▸ **THE EXERCISE**
Lines from the one containing "Emit a web page" to the one containing "const seriesNames = ['Scenario", both lines included, are to be extracted exactly from the data below; pictures are excluded.

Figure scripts
- - - - -

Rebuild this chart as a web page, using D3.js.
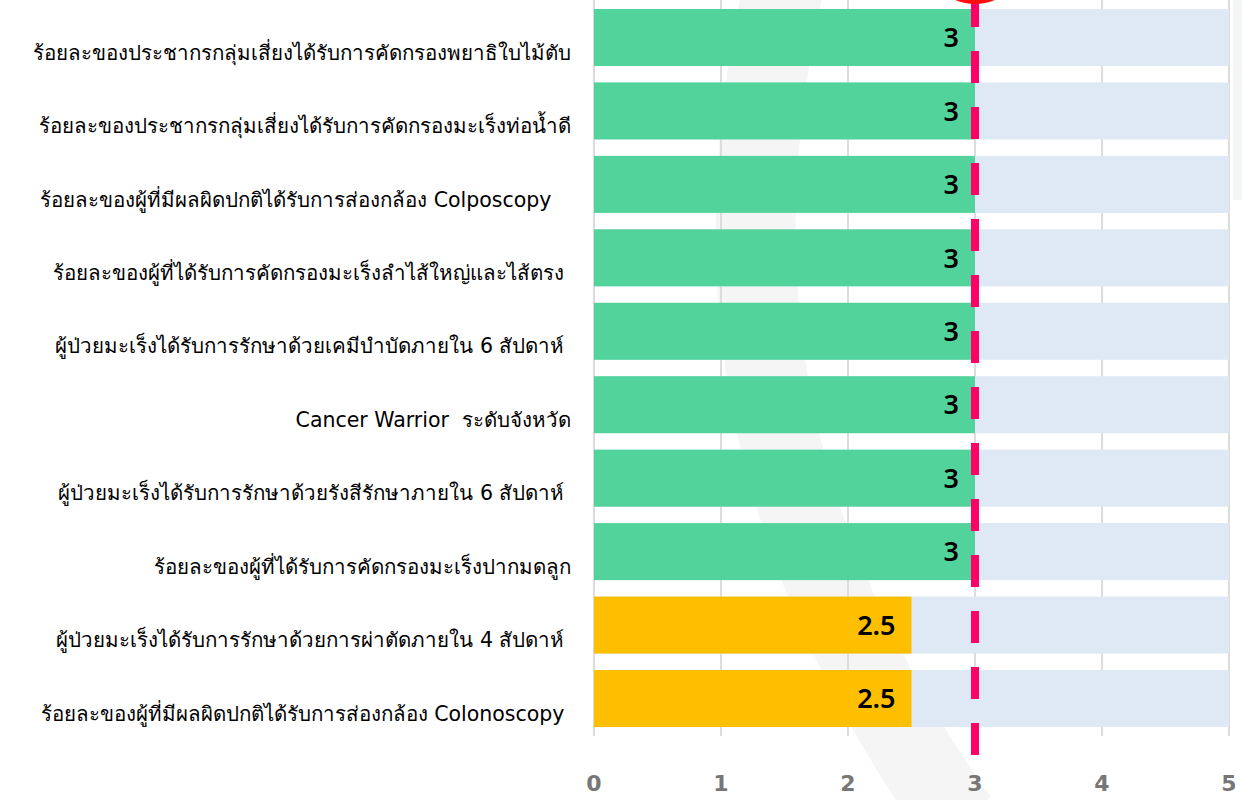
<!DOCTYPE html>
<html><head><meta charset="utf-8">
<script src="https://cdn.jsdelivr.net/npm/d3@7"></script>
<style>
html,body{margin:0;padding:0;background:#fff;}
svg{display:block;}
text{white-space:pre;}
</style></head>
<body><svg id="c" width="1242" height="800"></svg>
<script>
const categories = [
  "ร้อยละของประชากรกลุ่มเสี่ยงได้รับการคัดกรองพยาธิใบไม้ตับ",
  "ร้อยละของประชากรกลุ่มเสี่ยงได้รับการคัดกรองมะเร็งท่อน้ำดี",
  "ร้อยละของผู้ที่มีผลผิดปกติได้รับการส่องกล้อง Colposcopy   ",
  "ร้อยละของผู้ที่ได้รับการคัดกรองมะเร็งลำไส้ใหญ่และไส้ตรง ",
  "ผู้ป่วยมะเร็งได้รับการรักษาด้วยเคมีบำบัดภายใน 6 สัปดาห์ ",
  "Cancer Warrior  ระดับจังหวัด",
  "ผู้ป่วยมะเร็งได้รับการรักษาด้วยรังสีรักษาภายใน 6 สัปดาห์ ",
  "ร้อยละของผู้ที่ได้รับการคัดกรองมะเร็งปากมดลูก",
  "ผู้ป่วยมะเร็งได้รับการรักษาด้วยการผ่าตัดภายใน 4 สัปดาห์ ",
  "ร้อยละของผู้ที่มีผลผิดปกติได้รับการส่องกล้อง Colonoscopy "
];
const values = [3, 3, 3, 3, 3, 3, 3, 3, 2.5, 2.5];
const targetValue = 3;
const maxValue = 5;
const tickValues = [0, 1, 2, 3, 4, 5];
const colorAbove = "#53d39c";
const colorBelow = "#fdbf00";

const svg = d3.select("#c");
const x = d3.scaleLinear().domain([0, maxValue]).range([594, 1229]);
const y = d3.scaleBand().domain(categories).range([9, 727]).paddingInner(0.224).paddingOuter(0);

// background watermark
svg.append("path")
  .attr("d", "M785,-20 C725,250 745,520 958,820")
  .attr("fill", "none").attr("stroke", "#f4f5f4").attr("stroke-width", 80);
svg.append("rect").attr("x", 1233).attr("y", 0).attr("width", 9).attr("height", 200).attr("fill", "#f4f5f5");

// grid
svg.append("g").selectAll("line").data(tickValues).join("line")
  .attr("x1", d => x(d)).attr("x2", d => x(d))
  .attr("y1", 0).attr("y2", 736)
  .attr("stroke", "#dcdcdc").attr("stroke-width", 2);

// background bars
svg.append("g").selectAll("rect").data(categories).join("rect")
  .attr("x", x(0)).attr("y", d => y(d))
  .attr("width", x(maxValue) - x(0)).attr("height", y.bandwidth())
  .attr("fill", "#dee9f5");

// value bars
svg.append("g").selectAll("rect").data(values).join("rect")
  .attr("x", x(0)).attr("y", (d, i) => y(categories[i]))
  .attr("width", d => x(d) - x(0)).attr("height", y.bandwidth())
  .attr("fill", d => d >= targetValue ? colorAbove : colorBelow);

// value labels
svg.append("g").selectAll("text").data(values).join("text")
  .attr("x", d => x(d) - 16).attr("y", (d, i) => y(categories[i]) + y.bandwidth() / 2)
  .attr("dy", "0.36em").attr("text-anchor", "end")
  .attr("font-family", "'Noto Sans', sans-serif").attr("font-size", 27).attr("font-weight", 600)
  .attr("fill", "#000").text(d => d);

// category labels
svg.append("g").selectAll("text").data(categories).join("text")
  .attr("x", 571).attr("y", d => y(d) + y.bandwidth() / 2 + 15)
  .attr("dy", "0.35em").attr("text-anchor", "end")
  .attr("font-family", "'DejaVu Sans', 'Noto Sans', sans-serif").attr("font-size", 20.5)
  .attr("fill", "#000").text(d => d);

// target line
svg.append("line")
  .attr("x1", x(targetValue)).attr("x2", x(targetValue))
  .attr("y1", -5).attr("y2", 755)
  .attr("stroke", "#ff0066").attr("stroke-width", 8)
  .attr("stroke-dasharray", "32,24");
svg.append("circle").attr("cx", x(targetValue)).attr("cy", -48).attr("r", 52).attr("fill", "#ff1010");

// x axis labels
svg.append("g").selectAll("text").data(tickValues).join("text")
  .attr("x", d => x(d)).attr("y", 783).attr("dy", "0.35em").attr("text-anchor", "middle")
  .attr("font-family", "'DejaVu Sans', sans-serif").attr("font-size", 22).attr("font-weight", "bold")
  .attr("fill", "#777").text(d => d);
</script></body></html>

- - - - -

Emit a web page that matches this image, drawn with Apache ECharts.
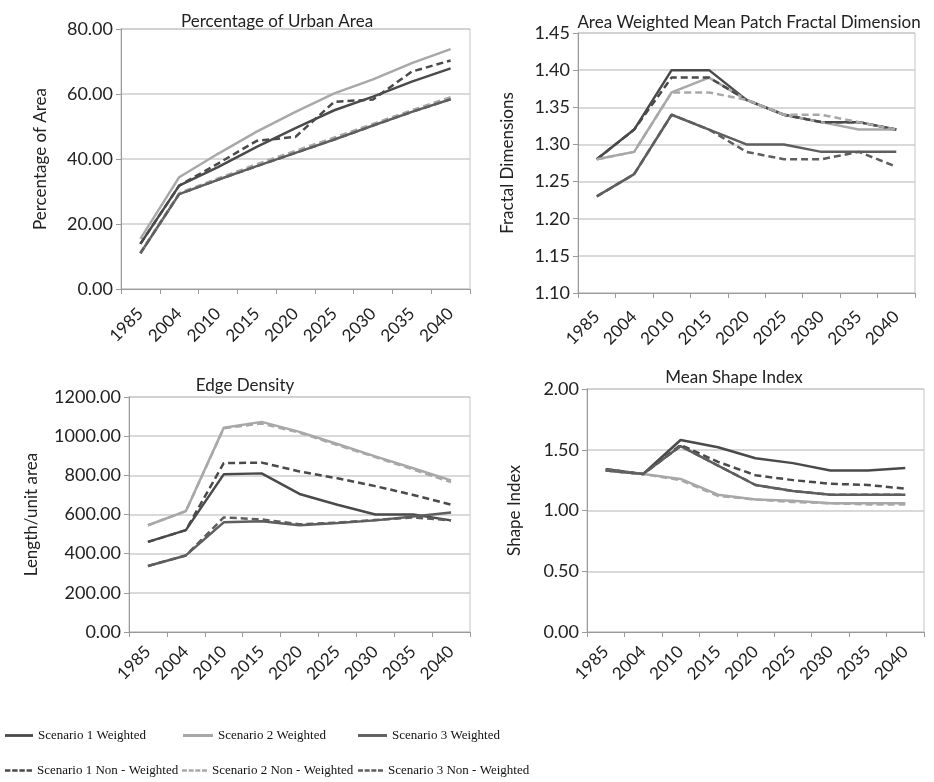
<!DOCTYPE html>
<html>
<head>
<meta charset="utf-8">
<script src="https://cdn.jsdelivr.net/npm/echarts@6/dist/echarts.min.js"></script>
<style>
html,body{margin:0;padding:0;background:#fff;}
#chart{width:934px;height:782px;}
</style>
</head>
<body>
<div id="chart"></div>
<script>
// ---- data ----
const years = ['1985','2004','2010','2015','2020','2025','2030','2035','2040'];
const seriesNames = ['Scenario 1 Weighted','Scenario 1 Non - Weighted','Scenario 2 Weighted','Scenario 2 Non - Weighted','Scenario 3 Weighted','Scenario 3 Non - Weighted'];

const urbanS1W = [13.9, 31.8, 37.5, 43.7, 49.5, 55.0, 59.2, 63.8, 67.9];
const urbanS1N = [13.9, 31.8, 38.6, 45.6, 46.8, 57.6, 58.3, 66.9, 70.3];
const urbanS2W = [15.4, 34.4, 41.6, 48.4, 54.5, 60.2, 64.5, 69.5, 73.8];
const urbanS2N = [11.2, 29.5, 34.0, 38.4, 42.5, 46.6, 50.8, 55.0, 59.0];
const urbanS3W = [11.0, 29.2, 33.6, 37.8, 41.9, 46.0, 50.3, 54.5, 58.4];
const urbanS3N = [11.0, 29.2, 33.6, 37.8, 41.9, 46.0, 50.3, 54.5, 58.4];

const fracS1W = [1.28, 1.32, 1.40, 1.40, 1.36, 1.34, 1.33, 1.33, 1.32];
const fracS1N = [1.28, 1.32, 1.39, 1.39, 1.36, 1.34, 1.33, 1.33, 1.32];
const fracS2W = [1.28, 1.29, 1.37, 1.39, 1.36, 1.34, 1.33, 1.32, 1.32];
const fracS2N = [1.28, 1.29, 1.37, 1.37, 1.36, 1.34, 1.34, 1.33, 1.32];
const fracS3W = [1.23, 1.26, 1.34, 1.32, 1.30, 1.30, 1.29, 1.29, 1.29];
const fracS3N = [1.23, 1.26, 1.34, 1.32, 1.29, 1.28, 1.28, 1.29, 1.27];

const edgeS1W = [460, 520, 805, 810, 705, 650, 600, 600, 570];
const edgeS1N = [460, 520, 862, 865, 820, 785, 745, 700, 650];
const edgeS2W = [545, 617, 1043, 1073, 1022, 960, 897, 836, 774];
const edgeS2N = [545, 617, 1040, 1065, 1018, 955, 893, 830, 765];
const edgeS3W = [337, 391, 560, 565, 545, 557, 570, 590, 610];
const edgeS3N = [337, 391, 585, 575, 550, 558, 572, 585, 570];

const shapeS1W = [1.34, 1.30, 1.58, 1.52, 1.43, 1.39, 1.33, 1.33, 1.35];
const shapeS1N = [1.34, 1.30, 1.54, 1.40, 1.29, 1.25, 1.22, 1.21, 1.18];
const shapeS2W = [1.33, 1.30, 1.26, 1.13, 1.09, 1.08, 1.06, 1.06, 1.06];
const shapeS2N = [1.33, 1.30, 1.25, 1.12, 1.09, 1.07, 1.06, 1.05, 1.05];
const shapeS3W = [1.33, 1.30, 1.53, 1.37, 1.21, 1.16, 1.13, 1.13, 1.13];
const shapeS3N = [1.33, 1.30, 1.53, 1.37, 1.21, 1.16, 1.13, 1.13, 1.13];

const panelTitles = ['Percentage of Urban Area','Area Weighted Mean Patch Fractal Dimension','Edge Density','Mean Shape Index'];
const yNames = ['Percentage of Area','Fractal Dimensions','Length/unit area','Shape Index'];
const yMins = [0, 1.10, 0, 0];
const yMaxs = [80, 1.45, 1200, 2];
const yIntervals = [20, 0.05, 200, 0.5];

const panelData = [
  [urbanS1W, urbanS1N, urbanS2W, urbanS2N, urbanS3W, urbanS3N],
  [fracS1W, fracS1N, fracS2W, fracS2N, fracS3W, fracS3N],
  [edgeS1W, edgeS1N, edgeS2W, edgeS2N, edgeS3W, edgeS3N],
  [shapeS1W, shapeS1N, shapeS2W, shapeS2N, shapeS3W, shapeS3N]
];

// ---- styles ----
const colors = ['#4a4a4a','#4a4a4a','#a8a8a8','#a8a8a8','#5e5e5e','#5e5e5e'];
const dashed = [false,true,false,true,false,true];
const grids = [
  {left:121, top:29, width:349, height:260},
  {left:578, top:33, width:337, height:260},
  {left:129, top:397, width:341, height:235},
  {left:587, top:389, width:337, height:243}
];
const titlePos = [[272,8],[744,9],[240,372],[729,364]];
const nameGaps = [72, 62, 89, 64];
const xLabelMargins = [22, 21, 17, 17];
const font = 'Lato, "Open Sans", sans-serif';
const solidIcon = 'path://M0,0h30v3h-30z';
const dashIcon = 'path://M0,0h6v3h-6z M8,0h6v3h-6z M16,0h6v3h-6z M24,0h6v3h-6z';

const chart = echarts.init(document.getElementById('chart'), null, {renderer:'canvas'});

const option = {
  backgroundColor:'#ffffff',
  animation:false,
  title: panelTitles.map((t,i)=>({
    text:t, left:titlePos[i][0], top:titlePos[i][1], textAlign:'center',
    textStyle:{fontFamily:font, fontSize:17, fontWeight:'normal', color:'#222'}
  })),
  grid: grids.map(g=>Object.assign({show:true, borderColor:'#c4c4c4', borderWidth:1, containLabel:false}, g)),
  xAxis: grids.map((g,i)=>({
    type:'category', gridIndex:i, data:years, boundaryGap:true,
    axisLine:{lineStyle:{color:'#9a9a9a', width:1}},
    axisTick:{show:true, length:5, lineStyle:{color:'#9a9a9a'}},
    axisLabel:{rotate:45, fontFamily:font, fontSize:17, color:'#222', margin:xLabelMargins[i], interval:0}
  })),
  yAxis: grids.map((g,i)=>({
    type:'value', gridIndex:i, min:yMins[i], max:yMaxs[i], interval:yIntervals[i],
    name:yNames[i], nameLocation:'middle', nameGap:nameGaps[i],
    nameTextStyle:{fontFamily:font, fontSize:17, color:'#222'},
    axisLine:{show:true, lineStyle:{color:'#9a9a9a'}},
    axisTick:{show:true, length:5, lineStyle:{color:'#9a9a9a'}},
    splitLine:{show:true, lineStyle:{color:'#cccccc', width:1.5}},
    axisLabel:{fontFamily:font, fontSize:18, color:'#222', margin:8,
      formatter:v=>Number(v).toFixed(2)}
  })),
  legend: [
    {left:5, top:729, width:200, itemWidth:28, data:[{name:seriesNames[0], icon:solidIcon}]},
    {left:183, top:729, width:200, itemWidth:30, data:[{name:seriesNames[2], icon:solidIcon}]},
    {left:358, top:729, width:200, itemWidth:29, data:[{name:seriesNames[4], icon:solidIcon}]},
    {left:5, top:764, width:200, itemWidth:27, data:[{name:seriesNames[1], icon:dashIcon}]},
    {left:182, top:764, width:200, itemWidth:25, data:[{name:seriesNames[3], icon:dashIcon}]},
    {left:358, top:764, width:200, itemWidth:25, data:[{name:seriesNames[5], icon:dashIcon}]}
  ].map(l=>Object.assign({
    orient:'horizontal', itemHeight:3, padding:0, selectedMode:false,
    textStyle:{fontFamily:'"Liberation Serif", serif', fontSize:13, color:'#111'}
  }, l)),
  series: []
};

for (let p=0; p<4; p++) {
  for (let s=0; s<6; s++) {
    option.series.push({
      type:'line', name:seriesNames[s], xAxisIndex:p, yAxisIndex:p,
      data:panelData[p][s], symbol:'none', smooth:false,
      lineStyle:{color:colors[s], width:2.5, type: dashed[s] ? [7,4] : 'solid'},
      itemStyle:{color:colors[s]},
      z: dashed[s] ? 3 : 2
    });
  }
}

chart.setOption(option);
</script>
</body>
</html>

- - - - -

▸ **EXERCISE OUTPUT**
Emit a web page that matches this image, drawn with Apache ECharts.
<!DOCTYPE html>
<html>
<head>
<meta charset="utf-8">
<script src="https://cdn.jsdelivr.net/npm/echarts@6/dist/echarts.min.js"></script>
<style>
html,body{margin:0;padding:0;background:#fff;}
#chart{width:934px;height:782px;}
</style>
</head>
<body>
<div id="chart"></div>
<script>
// ---- data ----
const years = ['1985','2004','2010','2015','2020','2025','2030','2035','2040'];
const seriesNames = ['Scenario 1 Weighted','Scenario 1 Non - Weighted','Scenario 2 Weighted','Scenario 2 Non - Weighted','Scenario 3 Weighted','Scenario 3 Non - Weighted'];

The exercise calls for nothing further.